After Pearl Harbor, Mr. McGovern joined the Army Air Corps, and before going overseas, in 1943, he married Eleanor Stageberg, who had grown up with an identical twin on a South Dakota farm. They had met at Dakota Wesleyan.
Mr. McGovern was trained to fly the B-24 Liberator, a four-engine heavy bomber, and he flew dozens of missions over Germany, Austria and Italy.
On his 30th mission, his plane was struck by enemy fire and his navigator was killed. Lieutenant McGovern crash-landed the plane on an island in the Adriatic. He earned a Distinguished Flying Cross for the exploit....

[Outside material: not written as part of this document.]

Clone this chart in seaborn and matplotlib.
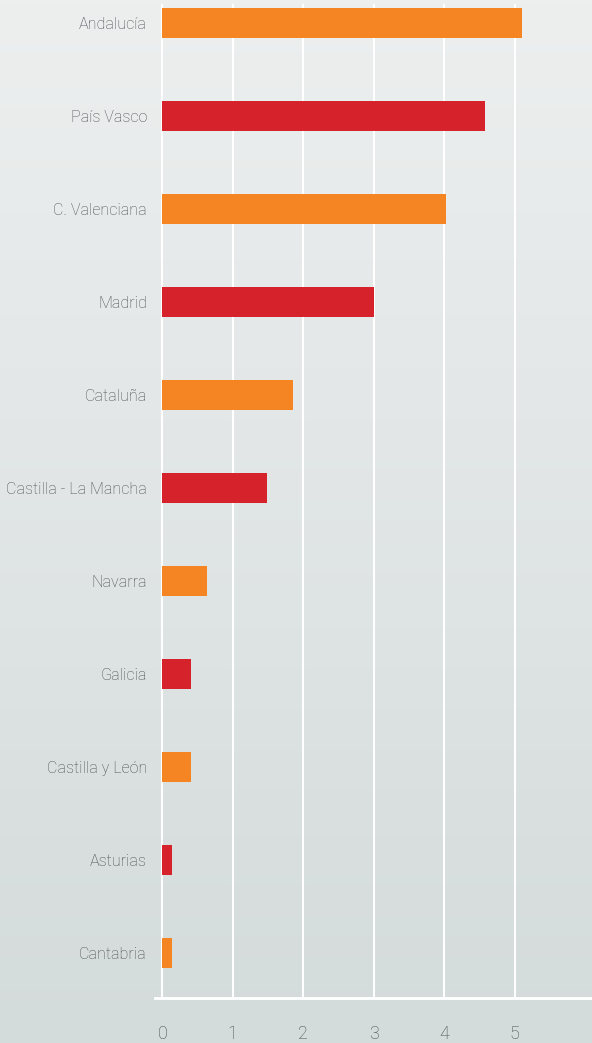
import matplotlib
matplotlib.use("Agg")
import matplotlib.pyplot as plt
import numpy as np
import pandas as pd
import seaborn as sns

regions = ["Andalucía", "País Vasco", "C. Valenciana", "Madrid", "Cataluña",
           "Castilla - La Mancha", "Navarra", "Galicia", "Castilla y León",
           "Asturias", "Cantabria"]
values = [5.11, 4.58, 4.03, 3.01, 1.86, 1.48, 0.64, 0.41, 0.41, 0.13, 0.14]
ORANGE = "#F58423"
RED = "#D5222B"
bar_colors = [ORANGE, RED] * 5 + [ORANGE]
x_ticks = [0, 1, 2, 3, 4, 5]

df = pd.DataFrame({"region": regions, "value": values})

sns.set_style("white")
plt.rcParams["font.family"] = ["Roboto", "DejaVu Sans"]

fig = plt.figure(figsize=(5.92, 10.43), dpi=100)

# gradient background over the whole figure
bg = fig.add_axes([0, 0, 1, 1], zorder=-10)
grad = np.linspace(0, 1, 256).reshape(-1, 1)
cmap = matplotlib.colors.LinearSegmentedColormap.from_list("bg", ["#edefef", "#d4dbdb"])
bg.imshow(grad, aspect="auto", cmap=cmap, extent=[0, 1, 0, 1], origin="upper")
bg.axis("off")

W, H = 592, 1043
left, right, top, bottom = 155.3, 592, 4, 998
ax = fig.add_axes([left / W, 1 - bottom / H, (right - left) / W, (bottom - top) / H])
ax.patch.set_alpha(0)

sns.barplot(data=df, y="region", x="value", hue="region", palette=bar_colors,
            orient="h", width=0.33, legend=False, saturation=1, linewidth=0,
            ax=ax, zorder=3)

ax.set_xlim(-0.1, 6.1)
ax.set_ylim(10.484, -0.204)
ax.set_xticks(x_ticks)
ax.set_xticklabels([str(t) for t in x_ticks])
for t in x_ticks:
    ax.axvline(t, color="white", lw=1.5, zorder=1)

for s in ["top", "right", "left"]:
    ax.spines[s].set_visible(False)
ax.spines["bottom"].set_color("white")
ax.spines["bottom"].set_linewidth(2)

ax.tick_params(axis="x", colors="white", length=8, width=1.5, direction="out",
               pad=11.5, labelcolor="#464c50", labelsize=13)
ax.tick_params(axis="y", length=0, pad=6, labelcolor="#464c50", labelsize=11.6)
for lbl in ax.get_xticklabels() + ax.get_yticklabels():
    lbl.set_fontweight("light")
ax.set_xlabel("")
ax.set_ylabel("")

fig.savefig("out.png", dpi=100)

Elected to the Senate in 1962, Mr. McGovern left no special mark in his three terms, but he voted consistently in favor of civil rights and antipoverty bills, was instrumental in developing and expanding food stamp and nutrition programs, and helped lead opposition to the Vietnam War in the Senate....
The Republicans portrayed Mr. McGovern as a cowardly left-winger, a threat to the military and the free-market economy and outside the mainstream of American thought.Thank you for your service, Senator McGovern.
Update: More from Charles Pierce, who had the good fortune to vote for the Senator.
3 comments:
I saw him speak when I was in college, at a Mondale/Ferraro thingie in a fairly small room. He was good. Bye George.
I know some old commies who count their vote for Geo. McG. as their finest vote.
They weren't really commies, since they gave me the swim or sink option at age 18, but they were and are fairly radical.
George McGovern was fostering bipartenship by opposing the war in Viet Nam. Mitt Romney agreed wholeheartedly that the war was definately not something Americans should be fighting and dying in.